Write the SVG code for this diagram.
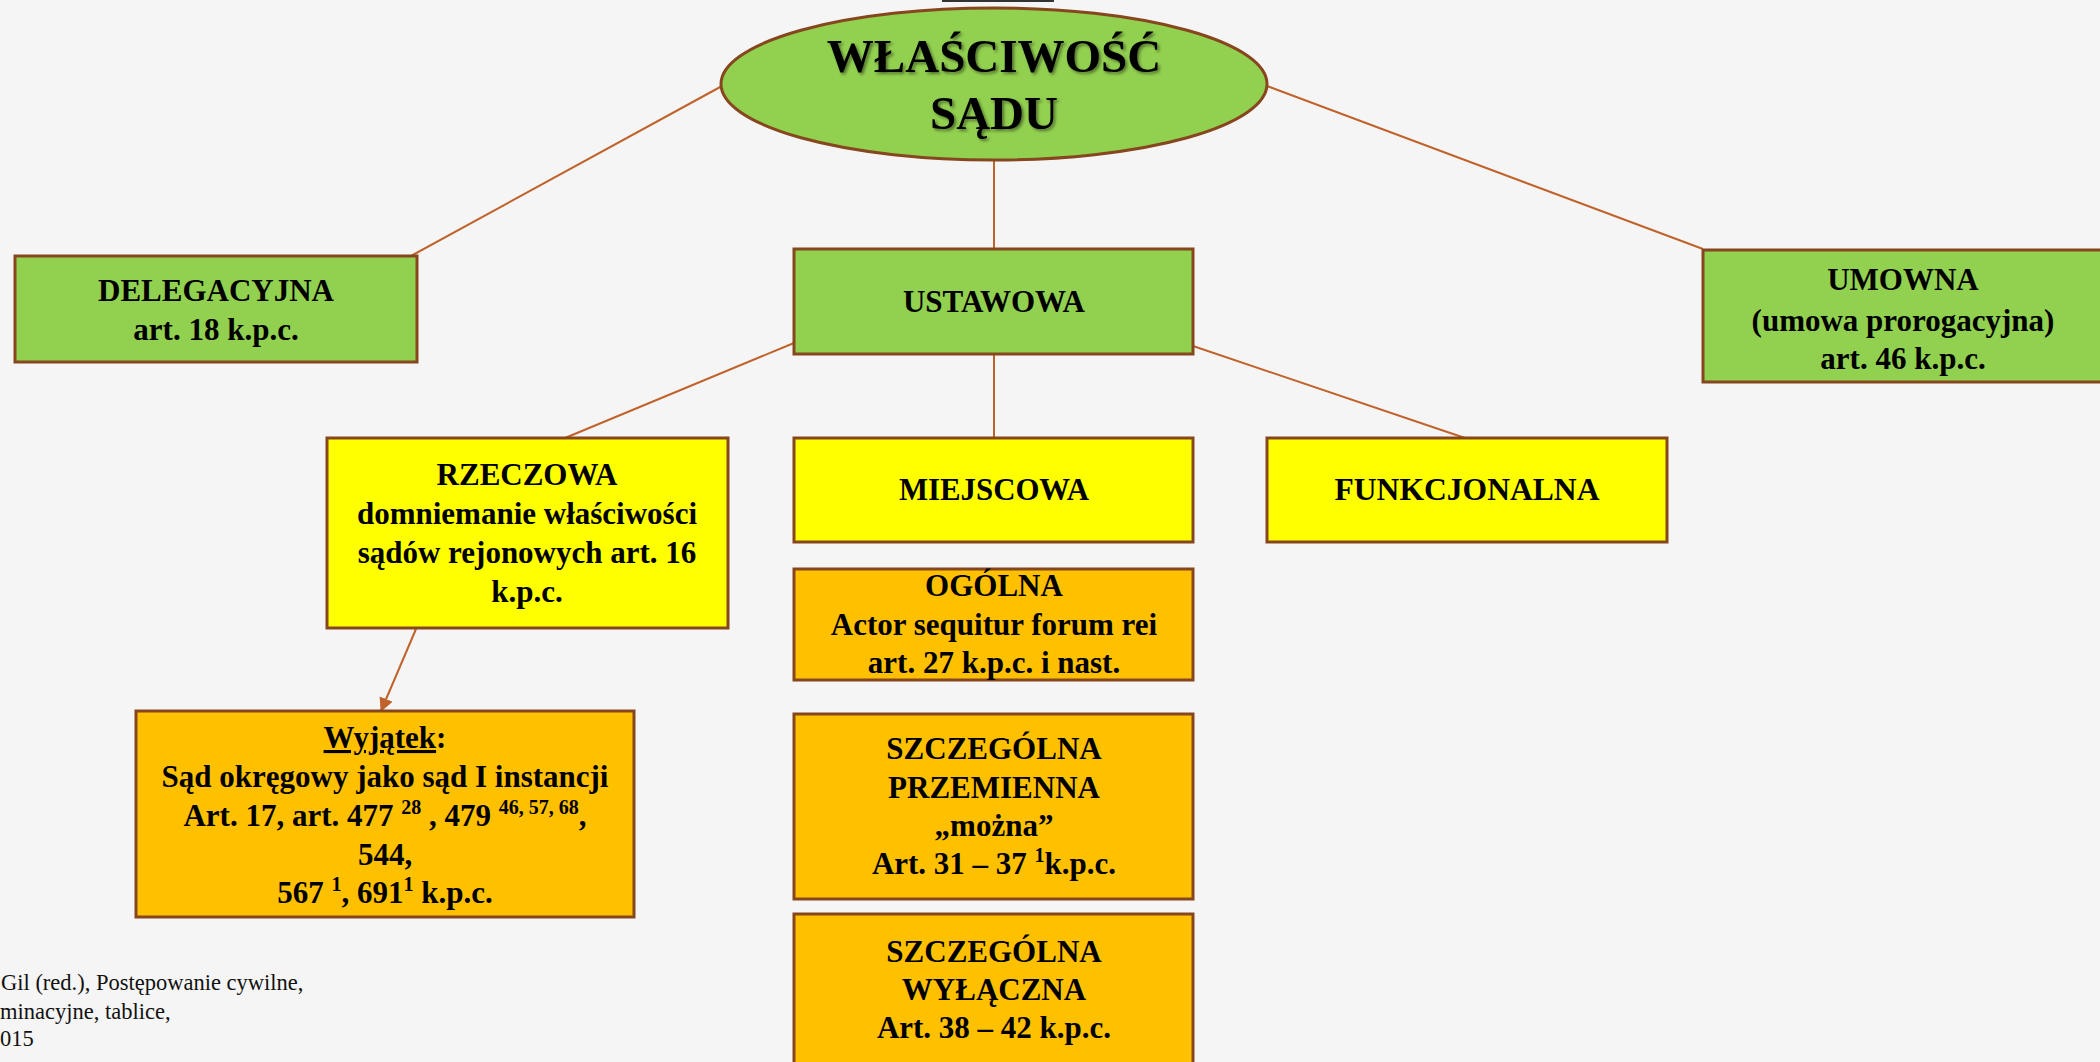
<svg xmlns="http://www.w3.org/2000/svg" width="2100" height="1062" viewBox="0 0 2100 1062">
<defs>
<style>
.bg{fill:#F5F5F5}
.box{stroke:#86461E;stroke-width:3}
.green{fill:#92D050}
.yellow{fill:#FFFF00}
.orange{fill:#FFC000}
.conn{stroke:#C0622B;stroke-width:2;fill:none}
.t{font-family:"Liberation Serif","Times New Roman",serif;font-weight:bold;font-size:31px;fill:#000;text-anchor:middle}
.title{font-family:"Liberation Serif","Times New Roman",serif;font-weight:bold;font-size:47px;fill:#000;text-anchor:middle}
.cite{font-family:"Liberation Serif","Times New Roman",serif;font-size:22.5px;fill:#111}
</style>
<marker id="arr" markerWidth="16" markerHeight="16" refX="13" refY="7" orient="auto" markerUnits="userSpaceOnUse">
<path d="M0,0 L14,7 L0,14 z" fill="#C0622B"/>
</marker>
<filter id="shadow" x="-10%" y="-10%" width="120%" height="130%">
<feDropShadow dx="2" dy="2" stdDeviation="1.5" flood-color="#000" flood-opacity="0.45"/>
</filter>
</defs>
<rect class="bg" x="0" y="0" width="2100" height="1062"/>
<rect x="943" y="-20" width="110" height="21" fill="#FFFFFF" stroke="#333" stroke-width="2"/>

<g id="connectors">
<line class="conn" x1="722" y1="86" x2="411" y2="256"/>
<line class="conn" x1="1267" y1="86" x2="1703" y2="249"/>
<line class="conn" x1="994" y1="161" x2="994" y2="249"/>
<line class="conn" x1="794" y1="343" x2="565" y2="438"/>
<line class="conn" x1="994" y1="354" x2="994" y2="438"/>
<line class="conn" x1="1193" y1="346" x2="1465" y2="438"/>
<line class="conn" x1="416" y1="629" x2="381" y2="711" marker-end="url(#arr)"/>
</g>

<g id="wlasciwosc">
<ellipse cx="994" cy="84" rx="273" ry="76" fill="#92D050" stroke="#86461E" stroke-width="3"/>
<text class="title" filter="url(#shadow)"><tspan x="994" y="72">WŁAŚCIWOŚĆ</tspan><tspan x="994" y="129">SĄDU</tspan></text>
</g>

<g id="delegacyjna">
<rect class="box green" x="15" y="256" width="402" height="106"/>
<text class="t"><tspan x="216" y="301">DELEGACYJNA</tspan><tspan x="216" y="340">art. 18 k.p.c.</tspan></text>
</g>

<g id="ustawowa">
<rect class="box green" x="794" y="249" width="399" height="105"/>
<text class="t" x="994" y="312">USTAWOWA</text>
</g>

<g id="umowna">
<rect class="box green" x="1703" y="250" width="410" height="132"/>
<text class="t"><tspan x="1903" y="290">UMOWNA</tspan><tspan x="1903" y="331">(umowa prorogacyjna)</tspan><tspan x="1903" y="369">art. 46 k.p.c.</tspan></text>
</g>

<g id="rzeczowa">
<rect class="box yellow" x="327" y="438" width="401" height="190"/>
<text class="t"><tspan x="527" y="485">RZECZOWA</tspan><tspan x="527" y="524">domniemanie właściwości</tspan><tspan x="527" y="563">sądów rejonowych art. 16</tspan><tspan x="527" y="602">k.p.c.</tspan></text>
</g>

<g id="miejscowa">
<rect class="box yellow" x="794" y="438" width="399" height="104"/>
<text class="t" x="994" y="500" textLength="190" lengthAdjust="spacingAndGlyphs" font-size="34">MIEJSCOWA</text>
</g>

<g id="funkcjonalna">
<rect class="box yellow" x="1267" y="438" width="400" height="104"/>
<text class="t" x="1467" y="500" textLength="265" lengthAdjust="spacingAndGlyphs" font-size="34">FUNKCJONALNA</text>
</g>

<g id="ogolna">
<rect class="box orange" x="794" y="569" width="399" height="111"/>
<text class="t"><tspan x="994" y="596">OGÓLNA</tspan><tspan x="994" y="635">Actor sequitur forum rei</tspan><tspan x="994" y="673">art. 27 k.p.c. i nast.</tspan></text>
</g>

<g id="przemienna">
<rect class="box orange" x="794" y="714" width="399" height="185"/>
<text class="t"><tspan x="994" y="759">SZCZEGÓLNA</tspan><tspan x="994" y="798">PRZEMIENNA</tspan><tspan x="994" y="836">„można”</tspan><tspan x="994" y="874">Art. 31 – 37 <tspan font-size="20" dy="-12">1</tspan><tspan dy="12">k.p.c.</tspan></tspan></text>
</g>

<g id="wylaczna">
<rect class="box orange" x="794" y="914" width="399" height="160"/>
<text class="t"><tspan x="994" y="962">SZCZEGÓLNA</tspan><tspan x="994" y="1000">WYŁĄCZNA</tspan><tspan x="994" y="1038">Art. 38 – 42 k.p.c.</tspan></text>
</g>

<g id="wyjatek">
<rect class="box orange" x="136" y="711" width="498" height="206"/>
<text class="t"><tspan x="385" y="748"><tspan text-decoration="underline">Wyjątek</tspan>:</tspan><tspan x="385" y="787">Sąd okręgowy jako sąd I instancji</tspan><tspan x="385" y="826">Art. 17, art. 477 <tspan font-size="20" dy="-12">28</tspan><tspan dy="12"> , 479 </tspan><tspan font-size="20" dy="-12">46, 57, 68</tspan><tspan dy="12">,</tspan></tspan><tspan x="385" y="865">544,</tspan><tspan x="385" y="903">567 <tspan font-size="20" dy="-12">1</tspan><tspan dy="12">, 691</tspan><tspan font-size="20" dy="-12">1</tspan><tspan dy="12">  k.p.c.</tspan></tspan></text>
</g>

<g id="citation">
<text class="cite"><tspan x="1" y="990">Gil (red.), Postępowanie cywilne,</tspan><tspan x="0" y="1019">minacyjne, tablice,</tspan><tspan x="0" y="1046">015</tspan></text>
</g>
</svg>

= = = = =

# Your instructions:
Make an exact reproduction of the listing above, without any pictures.

# Solution to this task:
Write the SVG code for this diagram.
<svg xmlns="http://www.w3.org/2000/svg" width="2100" height="1062" viewBox="0 0 2100 1062">
<defs>
<style>
.bg{fill:#F5F5F5}
.box{stroke:#86461E;stroke-width:3}
.green{fill:#92D050}
.yellow{fill:#FFFF00}
.orange{fill:#FFC000}
.conn{stroke:#C0622B;stroke-width:2;fill:none}
.t{font-family:"Liberation Serif","Times New Roman",serif;font-weight:bold;font-size:31px;fill:#000;text-anchor:middle}
.title{font-family:"Liberation Serif","Times New Roman",serif;font-weight:bold;font-size:47px;fill:#000;text-anchor:middle}
.cite{font-family:"Liberation Serif","Times New Roman",serif;font-size:22.5px;fill:#111}
</style>
<marker id="arr" markerWidth="16" markerHeight="16" refX="13" refY="7" orient="auto" markerUnits="userSpaceOnUse">
<path d="M0,0 L14,7 L0,14 z" fill="#C0622B"/>
</marker>
<filter id="shadow" x="-10%" y="-10%" width="120%" height="130%">
<feDropShadow dx="2" dy="2" stdDeviation="1.5" flood-color="#000" flood-opacity="0.45"/>
</filter>
</defs>
<rect class="bg" x="0" y="0" width="2100" height="1062"/>
<rect x="943" y="-20" width="110" height="21" fill="#FFFFFF" stroke="#333" stroke-width="2"/>

<g id="connectors">
<line class="conn" x1="722" y1="86" x2="411" y2="256"/>
<line class="conn" x1="1267" y1="86" x2="1703" y2="249"/>
<line class="conn" x1="994" y1="161" x2="994" y2="249"/>
<line class="conn" x1="794" y1="343" x2="565" y2="438"/>
<line class="conn" x1="994" y1="354" x2="994" y2="438"/>
<line class="conn" x1="1193" y1="346" x2="1465" y2="438"/>
<line class="conn" x1="416" y1="629" x2="381" y2="711" marker-end="url(#arr)"/>
</g>

<g id="wlasciwosc">
<ellipse cx="994" cy="84" rx="273" ry="76" fill="#92D050" stroke="#86461E" stroke-width="3"/>
<text class="title" filter="url(#shadow)"><tspan x="994" y="72">WŁAŚCIWOŚĆ</tspan><tspan x="994" y="129">SĄDU</tspan></text>
</g>

<g id="delegacyjna">
<rect class="box green" x="15" y="256" width="402" height="106"/>
<text class="t"><tspan x="216" y="301">DELEGACYJNA</tspan><tspan x="216" y="340">art. 18 k.p.c.</tspan></text>
</g>

<g id="ustawowa">
<rect class="box green" x="794" y="249" width="399" height="105"/>
<text class="t" x="994" y="312">USTAWOWA</text>
</g>

<g id="umowna">
<rect class="box green" x="1703" y="250" width="410" height="132"/>
<text class="t"><tspan x="1903" y="290">UMOWNA</tspan><tspan x="1903" y="331">(umowa prorogacyjna)</tspan><tspan x="1903" y="369">art. 46 k.p.c.</tspan></text>
</g>

<g id="rzeczowa">
<rect class="box yellow" x="327" y="438" width="401" height="190"/>
<text class="t"><tspan x="527" y="485">RZECZOWA</tspan><tspan x="527" y="524">domniemanie właściwości</tspan><tspan x="527" y="563">sądów rejonowych art. 16</tspan><tspan x="527" y="602">k.p.c.</tspan></text>
</g>

<g id="miejscowa">
<rect class="box yellow" x="794" y="438" width="399" height="104"/>
<text class="t" x="994" y="500" textLength="190" lengthAdjust="spacingAndGlyphs" font-size="34">MIEJSCOWA</text>
</g>

<g id="funkcjonalna">
<rect class="box yellow" x="1267" y="438" width="400" height="104"/>
<text class="t" x="1467" y="500" textLength="265" lengthAdjust="spacingAndGlyphs" font-size="34">FUNKCJONALNA</text>
</g>

<g id="ogolna">
<rect class="box orange" x="794" y="569" width="399" height="111"/>
<text class="t"><tspan x="994" y="596">OGÓLNA</tspan><tspan x="994" y="635">Actor sequitur forum rei</tspan><tspan x="994" y="673">art. 27 k.p.c. i nast.</tspan></text>
</g>

<g id="przemienna">
<rect class="box orange" x="794" y="714" width="399" height="185"/>
<text class="t"><tspan x="994" y="759">SZCZEGÓLNA</tspan><tspan x="994" y="798">PRZEMIENNA</tspan><tspan x="994" y="836">„można”</tspan><tspan x="994" y="874">Art. 31 – 37 <tspan font-size="20" dy="-12">1</tspan><tspan dy="12">k.p.c.</tspan></tspan></text>
</g>

<g id="wylaczna">
<rect class="box orange" x="794" y="914" width="399" height="160"/>
<text class="t"><tspan x="994" y="962">SZCZEGÓLNA</tspan><tspan x="994" y="1000">WYŁĄCZNA</tspan><tspan x="994" y="1038">Art. 38 – 42 k.p.c.</tspan></text>
</g>

<g id="wyjatek">
<rect class="box orange" x="136" y="711" width="498" height="206"/>
<text class="t"><tspan x="385" y="748"><tspan text-decoration="underline">Wyjątek</tspan>:</tspan><tspan x="385" y="787">Sąd okręgowy jako sąd I instancji</tspan><tspan x="385" y="826">Art. 17, art. 477 <tspan font-size="20" dy="-12">28</tspan><tspan dy="12"> , 479 </tspan><tspan font-size="20" dy="-12">46, 57, 68</tspan><tspan dy="12">,</tspan></tspan><tspan x="385" y="865">544,</tspan><tspan x="385" y="903">567 <tspan font-size="20" dy="-12">1</tspan><tspan dy="12">, 691</tspan><tspan font-size="20" dy="-12">1</tspan><tspan dy="12">  k.p.c.</tspan></tspan></text>
</g>

<g id="citation">
<text class="cite"><tspan x="1" y="990">Gil (red.), Postępowanie cywilne,</tspan><tspan x="0" y="1019">minacyjne, tablice,</tspan><tspan x="0" y="1046">015</tspan></text>
</g>
</svg>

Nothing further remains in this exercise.